En l’espèce, l’affaire portée devant la Cour d’Appel opposait la société Diptyque titulaire de la marque « Diptyque » et ayant pour activité la fabrication de bougies parfumées et d’eaux de toilette, à la société Jas Hennessy & Co. La société Diptyque ayant appris le dépôt à titre de marque du signe « Diptyque » par la société Jas Hennessy & Co pour désigner des boissons alcooliques, demanda l’annulation de cette marque dans la mesure où celle-ci lui interdirait toute publicité ou propagande pour ses propres produits (bougies…) en raison de l’article L 3323-3 du Code de la santé publique. La Cour fait droit à l’argumentation de la demanderesse en affirmant tout d’abord que la société Jas Hennesy & Co n’est pas fondée à soutenir qu’une publicité pour des bougies ou parfums ne pourrait jamais être regardée comme « rappelant » une boisson alcoolique, au sens des dispositions du Code de la santé publique. Elle précise que l’application de ces dispositions nécessite une appréciation concrète et un examen singulier d’une publicité ou propagande en particulier. La Cour d’Appel considère en outre que le dépôt du signe « Diptyque » par la société Jas Hennessy & Co est de nature à paralyser l’usage que la société Diptyque fait de sa marque dès lors qu’elle ne peut plus exercer pleinement son droit de propriété sur le signe en question. Il en résulte ainsi une perte d’efficacité de la marque déposée antérieurement qui s’avère constitutive d’une atteinte aux droits de la marque. La Cour décide donc l’annulation de la marque seconde « Diptyque » désignant des boissons alcooliques.
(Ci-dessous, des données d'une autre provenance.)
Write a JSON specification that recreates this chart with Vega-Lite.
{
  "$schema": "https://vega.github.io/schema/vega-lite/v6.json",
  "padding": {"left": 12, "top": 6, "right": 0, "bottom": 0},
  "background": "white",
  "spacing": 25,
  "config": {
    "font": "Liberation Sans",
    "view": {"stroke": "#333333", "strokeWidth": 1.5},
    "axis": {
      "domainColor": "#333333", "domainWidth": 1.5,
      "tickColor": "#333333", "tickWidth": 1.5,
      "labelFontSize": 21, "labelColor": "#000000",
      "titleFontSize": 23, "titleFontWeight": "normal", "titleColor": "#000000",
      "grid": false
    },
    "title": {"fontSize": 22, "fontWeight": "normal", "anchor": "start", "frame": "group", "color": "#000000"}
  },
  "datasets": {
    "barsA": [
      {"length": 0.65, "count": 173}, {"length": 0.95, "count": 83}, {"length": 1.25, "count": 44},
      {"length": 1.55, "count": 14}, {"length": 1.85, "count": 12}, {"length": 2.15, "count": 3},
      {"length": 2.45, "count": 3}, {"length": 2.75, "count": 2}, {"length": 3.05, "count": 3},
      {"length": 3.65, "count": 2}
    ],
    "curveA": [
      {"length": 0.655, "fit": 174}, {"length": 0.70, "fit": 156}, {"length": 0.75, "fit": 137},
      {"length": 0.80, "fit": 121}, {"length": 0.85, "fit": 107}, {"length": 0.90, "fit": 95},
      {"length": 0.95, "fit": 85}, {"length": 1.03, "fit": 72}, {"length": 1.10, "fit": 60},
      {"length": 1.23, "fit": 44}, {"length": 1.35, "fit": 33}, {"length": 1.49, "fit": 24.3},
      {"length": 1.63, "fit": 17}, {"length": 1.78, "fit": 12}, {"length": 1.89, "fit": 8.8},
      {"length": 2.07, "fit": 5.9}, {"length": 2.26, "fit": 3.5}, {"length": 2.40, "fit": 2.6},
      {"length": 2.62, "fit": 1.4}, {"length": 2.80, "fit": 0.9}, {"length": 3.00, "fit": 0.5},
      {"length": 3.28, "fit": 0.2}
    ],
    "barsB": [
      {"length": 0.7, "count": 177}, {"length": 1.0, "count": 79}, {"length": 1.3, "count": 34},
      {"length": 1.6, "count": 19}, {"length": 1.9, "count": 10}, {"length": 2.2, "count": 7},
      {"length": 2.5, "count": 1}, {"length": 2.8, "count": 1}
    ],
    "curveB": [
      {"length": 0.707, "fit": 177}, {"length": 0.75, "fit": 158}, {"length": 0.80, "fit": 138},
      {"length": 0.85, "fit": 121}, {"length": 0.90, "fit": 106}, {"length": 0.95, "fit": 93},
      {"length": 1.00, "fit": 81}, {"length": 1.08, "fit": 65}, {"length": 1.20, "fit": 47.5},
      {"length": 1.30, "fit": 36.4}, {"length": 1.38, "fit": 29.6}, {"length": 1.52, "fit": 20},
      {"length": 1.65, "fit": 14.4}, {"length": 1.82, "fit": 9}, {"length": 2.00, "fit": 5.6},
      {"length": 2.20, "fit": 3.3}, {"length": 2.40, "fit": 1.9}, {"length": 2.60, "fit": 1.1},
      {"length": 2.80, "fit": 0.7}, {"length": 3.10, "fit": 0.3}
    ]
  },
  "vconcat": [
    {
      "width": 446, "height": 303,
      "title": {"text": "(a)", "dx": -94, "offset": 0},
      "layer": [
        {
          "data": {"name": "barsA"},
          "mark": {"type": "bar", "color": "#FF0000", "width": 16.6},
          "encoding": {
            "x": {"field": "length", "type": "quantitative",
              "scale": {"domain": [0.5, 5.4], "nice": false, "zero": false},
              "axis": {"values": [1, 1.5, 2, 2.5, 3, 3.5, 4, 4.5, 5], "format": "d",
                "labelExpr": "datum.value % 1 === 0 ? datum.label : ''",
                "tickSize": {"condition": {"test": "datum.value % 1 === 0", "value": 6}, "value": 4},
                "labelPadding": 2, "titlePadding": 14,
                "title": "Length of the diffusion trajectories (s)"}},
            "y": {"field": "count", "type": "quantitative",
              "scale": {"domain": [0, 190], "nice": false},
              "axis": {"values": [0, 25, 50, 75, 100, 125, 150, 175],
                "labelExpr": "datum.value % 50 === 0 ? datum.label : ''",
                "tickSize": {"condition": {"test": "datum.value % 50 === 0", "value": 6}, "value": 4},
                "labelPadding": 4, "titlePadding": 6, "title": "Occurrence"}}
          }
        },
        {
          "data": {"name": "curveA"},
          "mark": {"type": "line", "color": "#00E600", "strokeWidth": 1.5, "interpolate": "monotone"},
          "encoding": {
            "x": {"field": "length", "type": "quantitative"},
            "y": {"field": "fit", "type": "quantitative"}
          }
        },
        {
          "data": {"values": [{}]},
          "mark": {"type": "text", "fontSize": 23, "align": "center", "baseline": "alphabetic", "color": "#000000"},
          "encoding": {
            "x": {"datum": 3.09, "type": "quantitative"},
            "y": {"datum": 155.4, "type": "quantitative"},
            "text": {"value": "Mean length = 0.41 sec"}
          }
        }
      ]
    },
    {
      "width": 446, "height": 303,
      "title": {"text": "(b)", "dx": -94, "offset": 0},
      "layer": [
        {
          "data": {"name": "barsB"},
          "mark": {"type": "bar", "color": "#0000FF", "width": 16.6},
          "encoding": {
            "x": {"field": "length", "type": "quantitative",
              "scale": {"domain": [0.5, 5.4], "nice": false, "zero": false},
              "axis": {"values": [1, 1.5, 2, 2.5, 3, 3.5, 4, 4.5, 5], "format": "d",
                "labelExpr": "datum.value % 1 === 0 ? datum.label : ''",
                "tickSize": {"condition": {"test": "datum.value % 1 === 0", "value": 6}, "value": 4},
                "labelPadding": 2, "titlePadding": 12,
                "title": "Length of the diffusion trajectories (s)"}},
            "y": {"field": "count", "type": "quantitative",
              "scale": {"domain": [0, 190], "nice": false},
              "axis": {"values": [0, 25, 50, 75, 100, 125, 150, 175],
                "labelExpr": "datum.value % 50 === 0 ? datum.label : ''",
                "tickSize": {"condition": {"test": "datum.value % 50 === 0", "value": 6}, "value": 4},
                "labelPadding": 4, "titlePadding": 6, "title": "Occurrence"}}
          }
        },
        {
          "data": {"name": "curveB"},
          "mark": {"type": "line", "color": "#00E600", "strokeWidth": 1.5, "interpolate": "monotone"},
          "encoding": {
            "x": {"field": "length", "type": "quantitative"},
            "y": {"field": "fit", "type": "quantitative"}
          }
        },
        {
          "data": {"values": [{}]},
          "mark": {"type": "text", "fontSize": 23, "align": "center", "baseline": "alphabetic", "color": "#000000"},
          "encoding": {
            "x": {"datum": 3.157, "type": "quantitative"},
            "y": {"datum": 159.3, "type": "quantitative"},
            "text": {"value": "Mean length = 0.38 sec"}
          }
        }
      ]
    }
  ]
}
Par cet arrêt la Cour infirme la position des juges de première instance qui avaient considéré, à l’inverse, que l’usage fait de la marque première, sa présentation ainsi que les circuits de distribution étaient distincts, ce qui conduisait à exclure tout risque de publicité indirecte pour des boissons alcooliques.

En infirmant cette décision et en reprenant l’argumentaire de la Cour de Cassation de 2006 (Commerciale, 19 décembre 2006, n°04-14.420), la Cour d’Appel semble fixer la position de la jurisprudence : le fait de déposer à titre de marque pour des boissons alcooliques, un signe identique à une marque déposée antérieurement pour des produits de consommation courante, a pour effet de paralyser l’usage de la marque première et constitue donc une atteinte aux droits de cette marque eu égard aux dispositions du Code de la santé publique.